> _Problem requirements_: Leave out all pictures. Return exactly the lines from the top of the material through the line containing "592.4, 600.8, 610.0];".

## Start

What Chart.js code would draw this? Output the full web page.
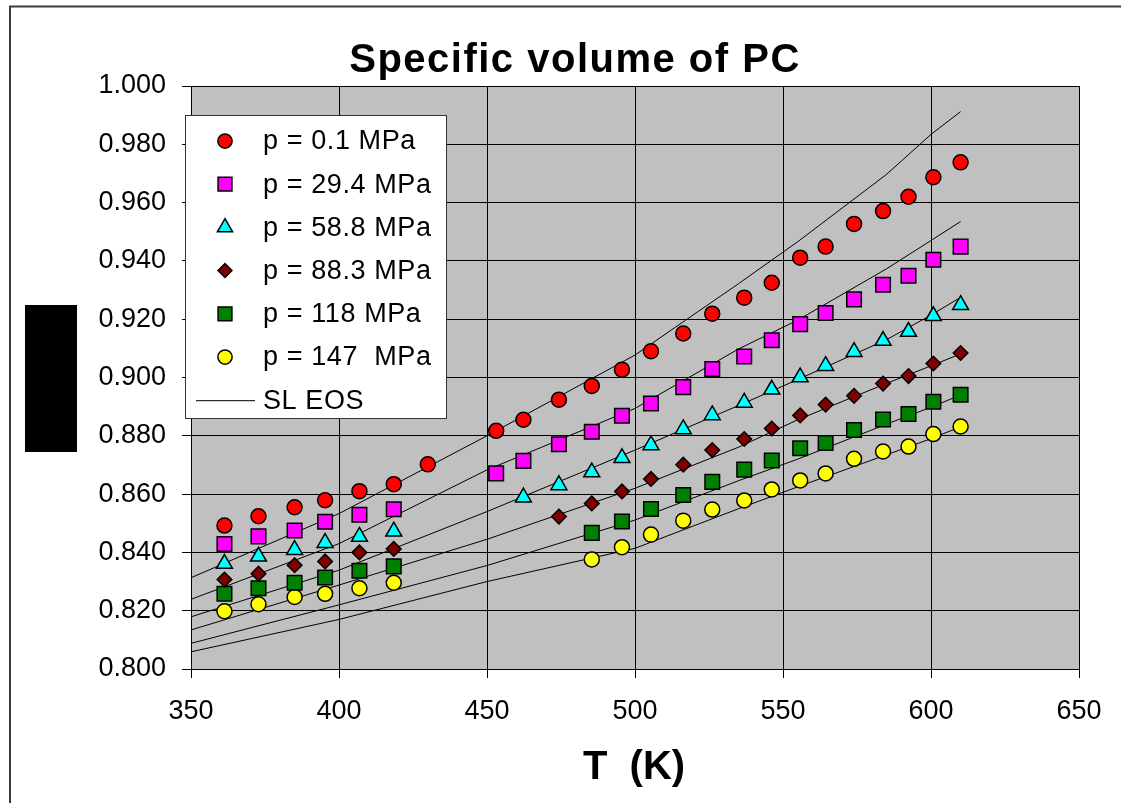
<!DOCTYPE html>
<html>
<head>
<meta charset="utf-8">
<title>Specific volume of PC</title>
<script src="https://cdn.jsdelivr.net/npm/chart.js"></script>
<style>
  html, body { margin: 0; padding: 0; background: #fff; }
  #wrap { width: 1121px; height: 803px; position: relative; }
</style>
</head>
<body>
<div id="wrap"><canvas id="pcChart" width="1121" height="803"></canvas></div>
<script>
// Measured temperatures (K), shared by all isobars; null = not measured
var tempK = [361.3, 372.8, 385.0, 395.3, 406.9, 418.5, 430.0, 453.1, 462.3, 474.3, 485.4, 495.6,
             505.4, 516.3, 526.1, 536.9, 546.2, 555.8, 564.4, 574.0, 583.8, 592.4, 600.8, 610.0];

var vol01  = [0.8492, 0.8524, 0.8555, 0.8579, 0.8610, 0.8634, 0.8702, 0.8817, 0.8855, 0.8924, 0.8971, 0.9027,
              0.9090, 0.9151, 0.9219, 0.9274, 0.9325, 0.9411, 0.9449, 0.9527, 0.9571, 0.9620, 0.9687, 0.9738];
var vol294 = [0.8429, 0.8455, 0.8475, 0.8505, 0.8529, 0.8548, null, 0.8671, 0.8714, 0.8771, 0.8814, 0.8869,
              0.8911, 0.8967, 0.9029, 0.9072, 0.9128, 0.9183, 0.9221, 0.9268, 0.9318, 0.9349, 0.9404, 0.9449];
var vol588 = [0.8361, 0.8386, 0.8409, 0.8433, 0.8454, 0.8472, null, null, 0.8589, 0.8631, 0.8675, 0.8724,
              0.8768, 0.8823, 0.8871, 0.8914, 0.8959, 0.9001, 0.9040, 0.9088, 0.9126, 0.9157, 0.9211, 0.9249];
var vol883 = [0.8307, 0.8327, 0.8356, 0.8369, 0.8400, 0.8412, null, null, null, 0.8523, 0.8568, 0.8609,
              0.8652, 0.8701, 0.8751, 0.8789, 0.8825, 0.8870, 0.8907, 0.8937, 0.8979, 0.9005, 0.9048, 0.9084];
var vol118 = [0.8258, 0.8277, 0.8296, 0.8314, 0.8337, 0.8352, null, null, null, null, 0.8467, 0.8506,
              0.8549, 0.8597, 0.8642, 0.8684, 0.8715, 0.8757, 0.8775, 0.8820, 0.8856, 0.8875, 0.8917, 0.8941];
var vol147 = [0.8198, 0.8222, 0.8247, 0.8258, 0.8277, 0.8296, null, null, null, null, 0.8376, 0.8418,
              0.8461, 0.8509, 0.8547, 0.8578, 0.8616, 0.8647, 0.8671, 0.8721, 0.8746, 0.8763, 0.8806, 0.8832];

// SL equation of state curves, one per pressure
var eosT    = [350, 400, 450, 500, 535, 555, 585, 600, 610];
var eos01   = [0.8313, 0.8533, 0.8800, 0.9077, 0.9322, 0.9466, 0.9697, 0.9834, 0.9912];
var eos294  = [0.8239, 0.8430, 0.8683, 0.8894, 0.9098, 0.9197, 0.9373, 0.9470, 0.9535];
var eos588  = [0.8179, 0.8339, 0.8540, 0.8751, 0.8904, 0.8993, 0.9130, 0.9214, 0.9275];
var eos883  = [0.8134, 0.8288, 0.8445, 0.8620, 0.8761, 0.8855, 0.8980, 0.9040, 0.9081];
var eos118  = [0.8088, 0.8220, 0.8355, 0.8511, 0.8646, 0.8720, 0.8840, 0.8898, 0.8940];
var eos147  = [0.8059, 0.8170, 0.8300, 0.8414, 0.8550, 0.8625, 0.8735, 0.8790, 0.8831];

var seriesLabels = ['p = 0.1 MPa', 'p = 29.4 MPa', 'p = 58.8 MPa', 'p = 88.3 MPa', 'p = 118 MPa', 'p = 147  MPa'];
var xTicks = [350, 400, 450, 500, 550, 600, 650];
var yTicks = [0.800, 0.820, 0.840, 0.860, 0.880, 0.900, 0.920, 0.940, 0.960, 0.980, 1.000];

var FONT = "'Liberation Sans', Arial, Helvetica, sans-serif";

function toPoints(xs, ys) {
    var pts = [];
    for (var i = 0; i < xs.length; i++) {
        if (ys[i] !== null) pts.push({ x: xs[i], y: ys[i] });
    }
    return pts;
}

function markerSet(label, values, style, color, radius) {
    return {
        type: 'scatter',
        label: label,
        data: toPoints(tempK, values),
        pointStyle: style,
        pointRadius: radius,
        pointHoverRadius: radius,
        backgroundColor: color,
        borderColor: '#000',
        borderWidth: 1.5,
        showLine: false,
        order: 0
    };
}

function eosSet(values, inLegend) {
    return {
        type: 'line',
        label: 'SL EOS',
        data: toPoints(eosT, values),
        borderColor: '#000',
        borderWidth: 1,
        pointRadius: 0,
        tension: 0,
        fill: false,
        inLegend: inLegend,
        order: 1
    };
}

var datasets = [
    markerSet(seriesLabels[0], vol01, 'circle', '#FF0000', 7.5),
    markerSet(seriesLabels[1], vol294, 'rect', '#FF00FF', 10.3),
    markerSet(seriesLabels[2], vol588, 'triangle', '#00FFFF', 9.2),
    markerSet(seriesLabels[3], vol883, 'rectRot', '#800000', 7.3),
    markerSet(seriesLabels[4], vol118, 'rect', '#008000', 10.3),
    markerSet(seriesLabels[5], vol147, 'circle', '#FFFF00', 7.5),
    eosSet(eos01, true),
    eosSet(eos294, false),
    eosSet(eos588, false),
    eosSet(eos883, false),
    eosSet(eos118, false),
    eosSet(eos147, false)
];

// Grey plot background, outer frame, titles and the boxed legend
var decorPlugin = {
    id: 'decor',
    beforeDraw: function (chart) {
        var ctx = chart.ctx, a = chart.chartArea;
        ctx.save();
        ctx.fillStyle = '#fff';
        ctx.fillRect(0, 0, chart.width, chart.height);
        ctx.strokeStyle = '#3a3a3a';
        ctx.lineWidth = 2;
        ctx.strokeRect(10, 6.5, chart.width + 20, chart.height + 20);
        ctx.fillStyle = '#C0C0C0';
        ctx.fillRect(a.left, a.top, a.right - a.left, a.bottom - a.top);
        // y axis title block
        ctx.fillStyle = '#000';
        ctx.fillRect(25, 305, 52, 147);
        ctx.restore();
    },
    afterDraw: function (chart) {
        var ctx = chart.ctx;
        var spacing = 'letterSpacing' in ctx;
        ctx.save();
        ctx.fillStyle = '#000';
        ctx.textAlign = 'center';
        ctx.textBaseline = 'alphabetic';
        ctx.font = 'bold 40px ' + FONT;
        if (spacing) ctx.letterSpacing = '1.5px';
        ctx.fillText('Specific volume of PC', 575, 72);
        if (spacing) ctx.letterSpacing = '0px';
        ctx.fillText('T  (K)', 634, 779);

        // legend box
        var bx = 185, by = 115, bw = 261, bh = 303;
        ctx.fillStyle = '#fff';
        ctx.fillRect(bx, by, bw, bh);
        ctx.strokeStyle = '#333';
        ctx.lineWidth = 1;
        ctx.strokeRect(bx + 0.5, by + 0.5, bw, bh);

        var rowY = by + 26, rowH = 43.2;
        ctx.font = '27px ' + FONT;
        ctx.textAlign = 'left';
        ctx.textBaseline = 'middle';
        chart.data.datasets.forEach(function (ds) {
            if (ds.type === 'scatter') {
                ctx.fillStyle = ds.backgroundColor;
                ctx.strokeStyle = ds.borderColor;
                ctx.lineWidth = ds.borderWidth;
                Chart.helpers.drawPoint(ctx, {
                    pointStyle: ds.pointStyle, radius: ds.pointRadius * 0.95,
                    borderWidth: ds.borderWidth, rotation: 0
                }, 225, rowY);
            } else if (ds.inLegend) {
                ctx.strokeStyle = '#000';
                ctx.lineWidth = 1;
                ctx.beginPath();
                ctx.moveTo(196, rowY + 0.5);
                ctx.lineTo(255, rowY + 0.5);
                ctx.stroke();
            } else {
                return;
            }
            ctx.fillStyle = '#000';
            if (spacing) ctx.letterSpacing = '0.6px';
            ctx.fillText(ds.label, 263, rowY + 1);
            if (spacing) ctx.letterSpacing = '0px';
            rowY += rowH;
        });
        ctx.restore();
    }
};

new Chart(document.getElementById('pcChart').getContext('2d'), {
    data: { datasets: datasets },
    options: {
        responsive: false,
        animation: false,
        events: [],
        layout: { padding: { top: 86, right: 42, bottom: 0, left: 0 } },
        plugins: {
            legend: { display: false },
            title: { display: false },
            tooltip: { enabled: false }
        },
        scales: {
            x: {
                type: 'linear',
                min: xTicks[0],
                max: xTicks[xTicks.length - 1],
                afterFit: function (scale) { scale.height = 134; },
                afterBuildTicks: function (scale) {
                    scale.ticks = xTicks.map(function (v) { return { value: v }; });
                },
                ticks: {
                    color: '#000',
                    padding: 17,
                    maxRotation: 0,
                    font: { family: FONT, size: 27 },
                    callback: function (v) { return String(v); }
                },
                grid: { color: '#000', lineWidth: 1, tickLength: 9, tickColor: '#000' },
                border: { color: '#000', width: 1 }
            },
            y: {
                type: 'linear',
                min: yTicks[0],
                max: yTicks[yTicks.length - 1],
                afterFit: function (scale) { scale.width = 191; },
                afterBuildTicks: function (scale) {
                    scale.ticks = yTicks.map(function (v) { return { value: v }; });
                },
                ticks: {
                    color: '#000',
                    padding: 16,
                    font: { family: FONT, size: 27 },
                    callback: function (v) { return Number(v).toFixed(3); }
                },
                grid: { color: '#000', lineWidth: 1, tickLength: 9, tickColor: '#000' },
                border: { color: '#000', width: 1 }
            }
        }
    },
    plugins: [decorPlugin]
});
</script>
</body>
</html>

## End

> _Answer_:
What Chart.js code would draw this? Output the full web page.
<!DOCTYPE html>
<html>
<head>
<meta charset="utf-8">
<title>Specific volume of PC</title>
<script src="https://cdn.jsdelivr.net/npm/chart.js"></script>
<style>
  html, body { margin: 0; padding: 0; background: #fff; }
  #wrap { width: 1121px; height: 803px; position: relative; }
</style>
</head>
<body>
<div id="wrap"><canvas id="pcChart" width="1121" height="803"></canvas></div>
<script>
// Measured temperatures (K), shared by all isobars; null = not measured
var tempK = [361.3, 372.8, 385.0, 395.3, 406.9, 418.5, 430.0, 453.1, 462.3, 474.3, 485.4, 495.6,
             505.4, 516.3, 526.1, 536.9, 546.2, 555.8, 564.4, 574.0, 583.8, 592.4, 600.8, 610.0];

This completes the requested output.